Ryan’s decision not to bring Rose back was framed as a creative judgment rather than a logistic constraint; he emphasized his desire to avoid repeating formulaic romantic crises that would endanger supporting characters. That stance preserves the emotional weight of Peter’s history and makes any future reunion more conditional and narratively costly, which could strengthen stakes if handled in later seasons.
Comparison & Data
| Character | Actor | Fate | Episode |
|---|---|---|---|
| Catherine (handler) | Amanda Warren | Killed in explosion | Episode 2 |
| Jacob Monroe | Louis Herthum | Shot dead | Episode 8 |
| Freya Myers / “Nina” | Michaela Watkins | Probable poisoning (on-screen implication) | Episode 8 |
The table isolates season-three mortal outcomes to show the writers’ calibration: fewer on-screen fatalities than earlier seasons but significant narrative consequences. The strategy trades spectacle for tighter moral and political consequences, making individual deaths narrative levers rather than background carnage.
Reactions & Quotes
Ryan described the choice to avoid turning the series into a recycling of the same romantic crises, saying the writers resisted formulaic returns to old patterns.
Shawn Ryan, showrunner (paraphrased)
On Catherine’s death, Ryan noted it was intended to force Peter into leadership by removing his primary mentor and emotional anchor.
Shawn Ryan (paraphrased)
Audience response on social platforms reflected disappointment from fans who hoped Rose would reappear, while others praised the season’s financial-thriller pivot.

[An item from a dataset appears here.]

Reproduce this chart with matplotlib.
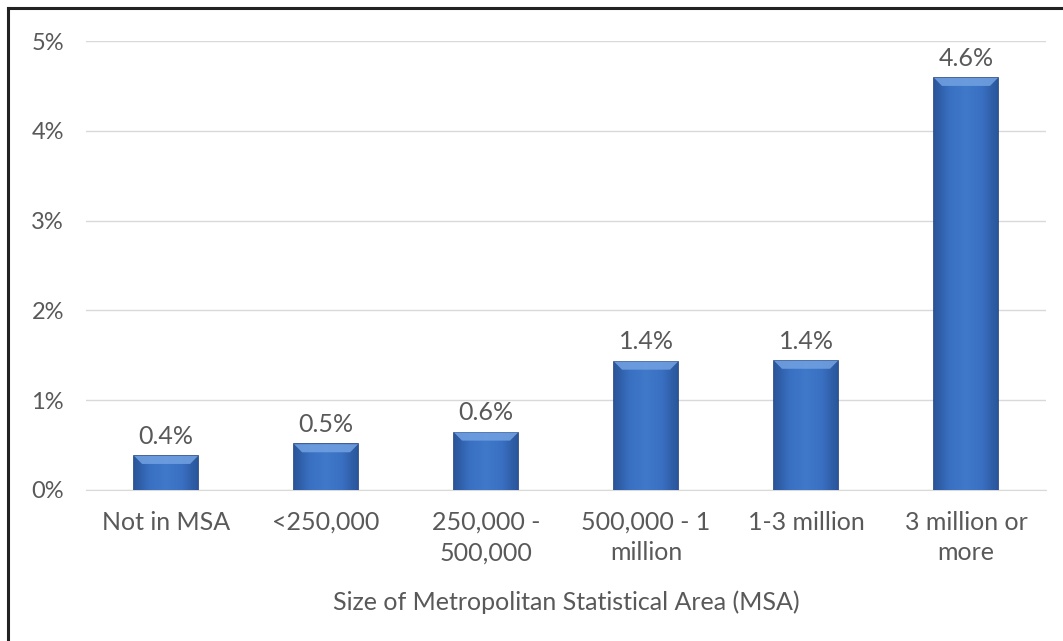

Fan reaction / social commentary
Unconfirmed
- Freya Myers’ final state is implied but not formally confirmed on-screen; her death by poisoning is probable based on the finale’s visuals.
- Luciane Buchanan’s Rose remains a possible future return but has no formal commitment from the show or Netflix at this time.
- The precise legal or professional consequences for Adam after the finale are resolved in season-four material that has not been publicly released or confirmed.
Bottom Line
Season three reframes The Night Agent as a hybrid of spy thriller and financial-crime drama, using fewer but more consequential deaths to push characters into new moral and leadership territory. Shawn Ryan’s choices—particularly about which figures to eliminate and which relationships to leave unresolved—are intended to create narrative momentum rather than tidy closure.
The show’s future depends on both creative and business decisions. Ryan and his writers are preparing season-four material while Netflix evaluates renewal; if picked up, the series has thematic room to continue, though Ryan prefers to further Peter’s arc before seriously entertaining a version of the show without Gabriel Basso’s lead.